Successful establishment of a lawn from seed is a critical component of creating a healthy lawn; however, at times good establishment can even be difficult for professionals. The potential of successfully establishing a healthy turf can be increased by paying attention to a few basic principles.
Soil testing should be the first step in any soil preparation for turf establishment. A soil test should be done well in advance of planting to allow time for adding any soil amendments that may be needed. This is the best time to add fertilizer, lime, and other mate- rials that may be needed. Rough grading of the existing soil or any new topsoil that was brought in is often necessary. In building construction, such as around new homes, where the top soil has been removed, 4 to 8 inches of topsoil should be placed on the site prior to establishment. Once the rough grading process has been completed, a starter fertilizer should be placed on the surface and not worked into the soil. A good choice for relatively fertile soils is a 12- 25-10 fertilizer applied at a rate of 5 to 8 pounds of fertilizer per 1,000 ft². In the case of less fertile soils, where P (phosphorus) levels are relatively low, a material like 18-46-0 applied at the same rate may be more appropriate.
The time of seed application depends upon whether the grass is a cool-season or a warm-season species.

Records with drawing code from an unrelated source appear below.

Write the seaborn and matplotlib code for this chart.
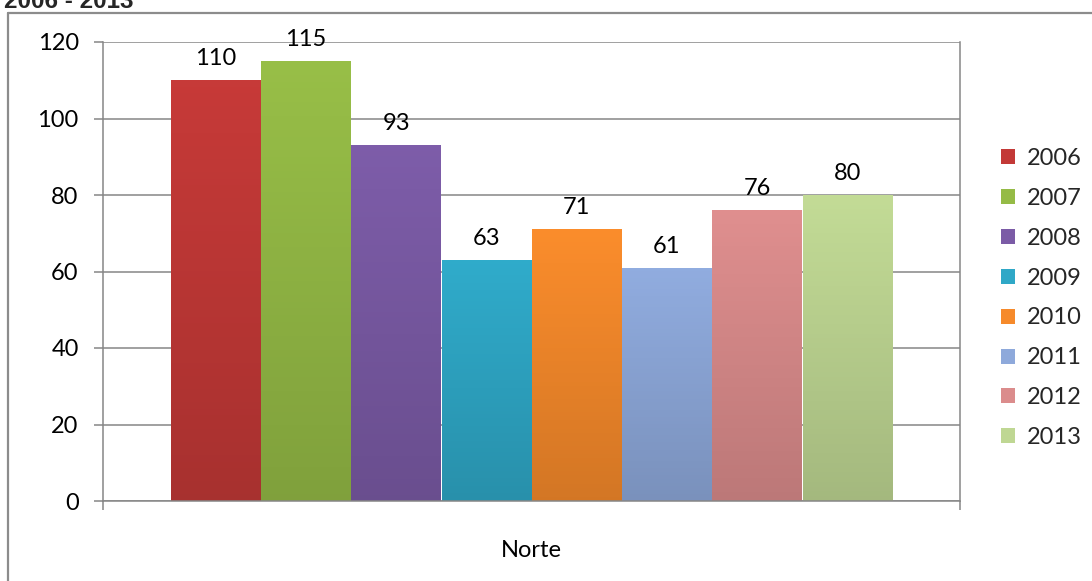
import numpy as np
import pandas as pd
import matplotlib
matplotlib.use("Agg")
import matplotlib.pyplot as plt
import matplotlib.colors as mcolors
from matplotlib.lines import Line2D
import seaborn as sns

# ---- data ----
region = "Norte"
years = ["2006", "2007", "2008", "2009", "2010", "2011", "2012", "2013"]
values = [110, 115, 93, 63, 71, 61, 76, 80]
colors = ["#C33937", "#95BB46", "#7B5BA6", "#2FA8C7",
          "#F68A2B", "#8EA9DB", "#DB8C8C", "#BFD793"]
yticks = [0, 20, 40, 60, 80, 100, 120]
title = "2006 - 2013"

df = pd.DataFrame({"region": [region] * len(years), "year": years, "value": values})

sns.set_theme(style="white")
plt.rcParams["font.family"] = ["Lato", "DejaVu Sans"]

W, H = 1092, 581
FS = 17
fig = plt.figure(figsize=(W / 100, H / 100), dpi=100)
ax = fig.add_axes([103 / W, 1 - 501 / H, (960 - 103) / W, (501 - 42) / H])

sns.barplot(data=df, x="region", y="value", hue="year", palette=colors,
            hue_order=years, width=0.8425, saturation=1, gap=0.01, ax=ax,
            edgecolor="none")

grid_c = "#868686"
ax.set_ylim(0, 120)
ax.set_xlim(-0.5, 0.5)
ax.set_yticks(yticks)
ax.yaxis.grid(True, color=grid_c, lw=1.1)
ax.set_axisbelow(True)
ax.set_xlabel("")
ax.set_ylabel("")

for s in ["left", "bottom", "right"]:
    ax.spines[s].set_visible(True)
    ax.spines[s].set_color(grid_c)
    ax.spines[s].set_linewidth(1.1)
ax.spines["top"].set_visible(False)

ax.tick_params(axis="y", which="major", left=True, length=6.5, width=1.1,
               color=grid_c, labelsize=FS, labelcolor="black", pad=11)
ax.set_xticks([0])
ax.set_xticklabels([region])
ax.set_xticks([-0.5, 0.5], minor=True)
ax.tick_params(axis="x", which="major", length=0, labelsize=FS,
               labelcolor="black", pad=28)
ax.tick_params(axis="x", which="minor", bottom=True, length=6.5, width=1.1,
               color=grid_c)

# gradient shading on bars
bars = [p for p in ax.patches if p.get_height() > 0]
for p, c in zip(bars, colors):
    x0, y0 = p.get_x(), p.get_y()
    w, h = p.get_width(), p.get_height()
    base = np.array(mcolors.to_rgb(c))
    t = np.linspace(0, 1, 64)[:, None]  # 0 top -> 1 bottom
    fac = 1.02 - 0.16 * t
    grad = np.clip(base[None, :] * fac, 0, 1)[:, None, :]
    im = ax.imshow(grad, extent=[x0, x0 + w, y0, y0 + h], aspect="auto",
                   origin="upper", zorder=p.get_zorder() + 0.1)
    im.set_clip_path(p)
ax.set_xlim(-0.5, 0.5)
ax.set_ylim(0, 120)

for cont in ax.containers:
    ax.bar_label(cont, fmt="%d", padding=8, fontsize=FS, color="black")

# legend
handles, labels = ax.get_legend_handles_labels()
if ax.get_legend() is not None:
    ax.get_legend().remove()
fig.legend(handles, labels, loc="center left",
           bbox_to_anchor=(1001 / W, 1 - 298 / H), frameon=False,
           fontsize=FS, handlelength=0.6, handleheight=0.6,
           handletextpad=0.5, labelspacing=0.8, borderpad=0, borderaxespad=0)

# chart outer border (cut at right and bottom)
fig.add_artist(Line2D([8 / W, 8 / W], [1 - 13 / H, 0], color="#8C8C8C", lw=1.6,
                      transform=fig.transFigure))
fig.add_artist(Line2D([8 / W, 1], [1 - 13 / H, 1 - 13 / H], color="#8C8C8C", lw=1.6,
                      transform=fig.transFigure))

# title mostly cut off at the top (as in the reference)
fig.text(4 / W, 1 - 8 / H, title, fontsize=17.5, fontweight="bold",
         family=["Liberation Sans", "DejaVu Sans"], va="baseline", ha="left")

fig.savefig("out.png", dpi=100)
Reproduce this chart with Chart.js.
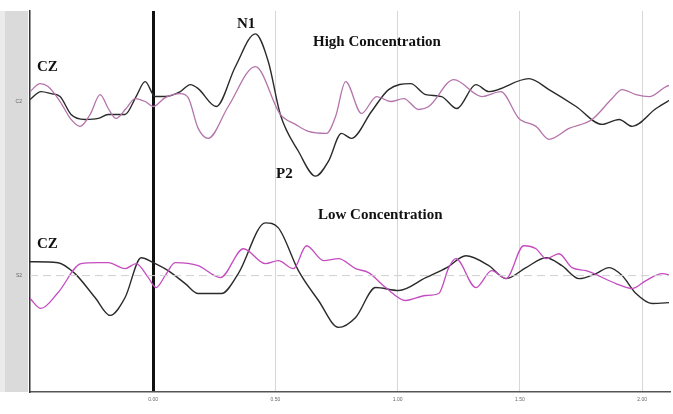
<!DOCTYPE html>
<html>
<head>
<meta charset="utf-8">
<script src="https://cdn.jsdelivr.net/npm/chart.js@4/dist/chart.umd.min.js"></script>
<style>
  html, body { margin: 0; padding: 0; background: #fff; }
  #wrap { width: 673px; height: 414px; }
</style>
</head>
<body>
<div id="wrap"><canvas id="erpChart" width="673" height="414"></canvas></div>
<script>
// time in seconds, amplitude in uV (positive up)
const timeTicks = [0, 0.5, 1, 1.5, 2];
const channelLabels = ["C2", "S2"];

const highBlackT = [-0.504, -0.459, -0.418, -0.381, -0.336, -0.279, -0.225, -0.184, -0.115, -0.070, -0.033, 0.008, 0.049, 0.111, 0.152, 0.184, 0.258, 0.336, 0.418, 0.471, 0.520, 0.594, 0.664, 0.717, 0.770, 0.811, 0.893, 0.963, 1.053, 1.115, 1.180, 1.242, 1.320, 1.373, 1.537, 1.619, 1.730, 1.836, 1.906, 1.959, 2.057, 2.123];
const highBlackV = [0.4, 2, 1.6, 1, -2.6, -3.6, -3.4, -2.6, -2.6, 1, 4, 1, 1, 2, 3.4, 2.6, -1, 7, 13.6, 8, -2.6, -10, -15, -12, -6.4, -7.4, -2, 2.4, 3.6, 1.4, 1, -1.4, 3.4, 2, 4.6, 2.4, -1, -4.6, -3.6, -5, -1.4, 0.6];

const highPinkT = [-0.504, -0.463, -0.430, -0.381, -0.336, -0.299, -0.258, -0.217, -0.184, -0.152, -0.111, -0.074, -0.033, 0, 0.049, 0.111, 0.143, 0.184, 0.225, 0.307, 0.418, 0.520, 0.582, 0.635, 0.709, 0.746, 0.787, 0.852, 0.914, 0.971, 1.025, 1.086, 1.127, 1.230, 1.344, 1.422, 1.496, 1.566, 1.619, 1.701, 1.795, 1.877, 1.918, 1.975, 2.029, 2.098, 2.123];
const highPinkV = [2, 3.6, 3, 0, -3.6, -5, -2.6, 1.4, -1.4, -3.4, -1.4, 0.6, 0, -1, 0.8, 1.6, 0.8, -5.4, -7.4, -1, 7, -2.6, -4.6, -6, -6.4, -3, 4, -2.4, 1, 0, 0.6, -1.6, -1, 4.4, 1, 2, -3.4, -5, -7.6, -5.4, -3.6, 0.6, 2.4, 1.4, 1, 3, 3.4];

const lowBlackT = [-0.504, -0.389, -0.320, -0.238, -0.176, -0.115, -0.049, 0, 0.061, 0.131, 0.184, 0.279, 0.348, 0.459, 0.512, 0.594, 0.676, 0.758, 0.828, 0.910, 1.004, 1.115, 1.201, 1.279, 1.373, 1.443, 1.525, 1.607, 1.672, 1.742, 1.811, 1.865, 1.918, 1.975, 2.041, 2.123];
const lowBlackV = [2.8, 2.6, 0.4, -4.4, -8, -4.4, 3.6, 2.6, 1, -1.6, -3.6, -3.6, 0.4, 10.6, 9.6, 1, -5, -10.4, -8.4, -2.4, -3, -0.4, 1.6, 4, 2, -0.6, 1.6, 3.6, 2, -0.6, 0.4, 1.6, 0, -3.6, -5.6, -5.4];

const lowPinkT = [-0.504, -0.459, -0.389, -0.295, -0.225, -0.184, -0.115, -0.070, -0.020, 0.012, 0.049, 0.090, 0.184, 0.275, 0.369, 0.459, 0.512, 0.574, 0.627, 0.697, 0.758, 0.828, 0.881, 0.951, 1.033, 1.115, 1.168, 1.209, 1.238, 1.320, 1.385, 1.443, 1.516, 1.566, 1.607, 1.660, 1.713, 1.770, 1.893, 1.959, 2.016, 2.082, 2.123];
const lowPinkV = [-4.6, -6.6, -3.4, 2.4, 2.6, 2.6, 1.4, 2.4, -0.4, -2.4, 0, 2.6, 2, -0.4, 5.4, 2.4, 3, 1.4, 6, 3, 3.4, 1.4, 0.6, -2.4, -5, -4, -3.6, 1.6, 3.4, -2.4, 1, -0.6, 6, 5.4, 3.4, 4.4, 1.6, 1, -1.6, -2.6, -1, 0.4, 0];

// vertical stacking of the two channels
const highOffset = -18.2;
const lowOffset = -53.2;
const tMin = -0.504, tMax = 2.11;

function pts(ts, vs, off) {
  return ts.map((t, i) => ({ x: t, y: vs[i] + off }));
}

const notes = [
  { text: "CZ", x: 37, y: 71 },
  { text: "N1", x: 237, y: 28 },
  { text: "P2", x: 276, y: 178 },
  { text: "High Concentration", x: 313, y: 46 },
  { text: "Low Concentration", x: 318, y: 219 },
  { text: "CZ", x: 37, y: 248 }
];

const sidePanel = {
  id: "sidePanel",
  beforeDraw(chart) {
    const { ctx, chartArea } = chart;
    ctx.save();
    ctx.fillStyle = "#dadada";
    ctx.fillRect(0, chartArea.top, chartArea.left - 2, chartArea.bottom - chartArea.top);
    ctx.fillStyle = "#ebebeb";
    ctx.fillRect(0, chartArea.top, 5, chartArea.bottom - chartArea.top);
    ctx.restore();
  },
  afterDraw(chart) {
    const { ctx } = chart;
    ctx.save();
    ctx.fillStyle = "#111";
    ctx.font = "bold 15px 'Liberation Serif', 'Times New Roman', serif";
    ctx.textBaseline = "alphabetic";
    notes.forEach(n => ctx.fillText(n.text, n.x, n.y));
    ctx.restore();
  }
};

const ctx = document.getElementById("erpChart");
new Chart(ctx, {
  type: "line",
  data: {
    datasets: [
      {
        label: "baseline",
        data: [{ x: tMin, y: lowOffset }, { x: tMax, y: lowOffset }],
        borderColor: "#cfcfcf",
        borderDash: [8, 5],
        borderWidth: 1,
        pointRadius: 0
      },
      {
        label: "High pink",
        data: pts(highPinkT, highPinkV, highOffset),
        borderColor: "#b474aa",
        borderWidth: 1.3,
        pointRadius: 0,
        cubicInterpolationMode: "monotone"
      },
      {
        label: "High black",
        data: pts(highBlackT, highBlackV, highOffset),
        borderColor: "#2a2a2a",
        borderWidth: 1.4,
        pointRadius: 0,
        cubicInterpolationMode: "monotone"
      },
      {
        label: "Low pink",
        data: pts(lowPinkT, lowPinkV, lowOffset),
        borderColor: "#c44cc0",
        borderWidth: 1.3,
        pointRadius: 0,
        cubicInterpolationMode: "monotone"
      },
      {
        label: "Low black",
        data: pts(lowBlackT, lowBlackV, lowOffset),
        borderColor: "#2a2a2a",
        borderWidth: 1.4,
        pointRadius: 0,
        cubicInterpolationMode: "monotone"
      }
    ]
  },
  options: {
    responsive: false,
    animation: false,
    layout: { padding: { top: 9, right: 4, bottom: 6, left: 0 } },
    plugins: { legend: { display: false }, tooltip: { enabled: false } },
    scales: {
      x: {
        type: "linear",
        min: tMin,
        max: tMax,
        afterBuildTicks: axis => { axis.ticks = timeTicks.map(v => ({ value: v })); },
        ticks: {
          callback: v => v.toFixed(2),
          font: { size: 5 },
          color: "#666",
          padding: 5,
          maxRotation: 0
        },
        grid: {
          color: c => (c.tick && c.tick.value === 0 ? "#111" : "#d6d6d6"),
          lineWidth: c => (c.tick && c.tick.value === 0 ? 3 : 1),
          drawTicks: false
        },
        border: { color: "#555", width: 1.5 }
      },
      y: {
        min: -76.6,
        max: 0,
        afterFit: axis => { axis.width = 30; },
        afterBuildTicks: axis => { axis.ticks = [highOffset, lowOffset].map(v => ({ value: v })); },
        ticks: {
          callback: (v, i) => channelLabels[i],
          font: { size: 5 },
          color: "#666",
          padding: 8,
          minRotation: 0,
          maxRotation: 0
        },
        grid: { display: false, drawTicks: false },
        border: { color: "#333", width: 1.5 }
      }
    }
  },
  plugins: [sidePanel]
});
</script>
</body>
</html>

Warm-season grasses established in temperate zones should be seeded in the spring as soon as soil temperatures are high enough to achieve germination. Cool-season grasses are best established in the late summer or early fall. It is important to apply the seed using the correct seeding rate.
The appropriate seeding rate is generally listed on the bag of seed. The grass seed is generally seeded on the surface and then lightly raked into the soil.
The smaller the seed, the shallower it should be planted. Very small seeds like creeping bentgrass will need to be very close to the surface, whereas larger seeds like tall fescue can emerge from depths of one half to one inch. The seed should also be spread as uniformly as possible by hand or using a mechanical spreader.
One of the keys to successful establishment is proper irrigation. The critical time is just after germination when the root system is not developed well enough to obtain sufficient moisture from the soil. Frequent irrigation is particularly important on warm windy days when the soil surface can dry out in a few hours.
The use of mulch such as straw can also help maintain adequate soil moisture during establishment.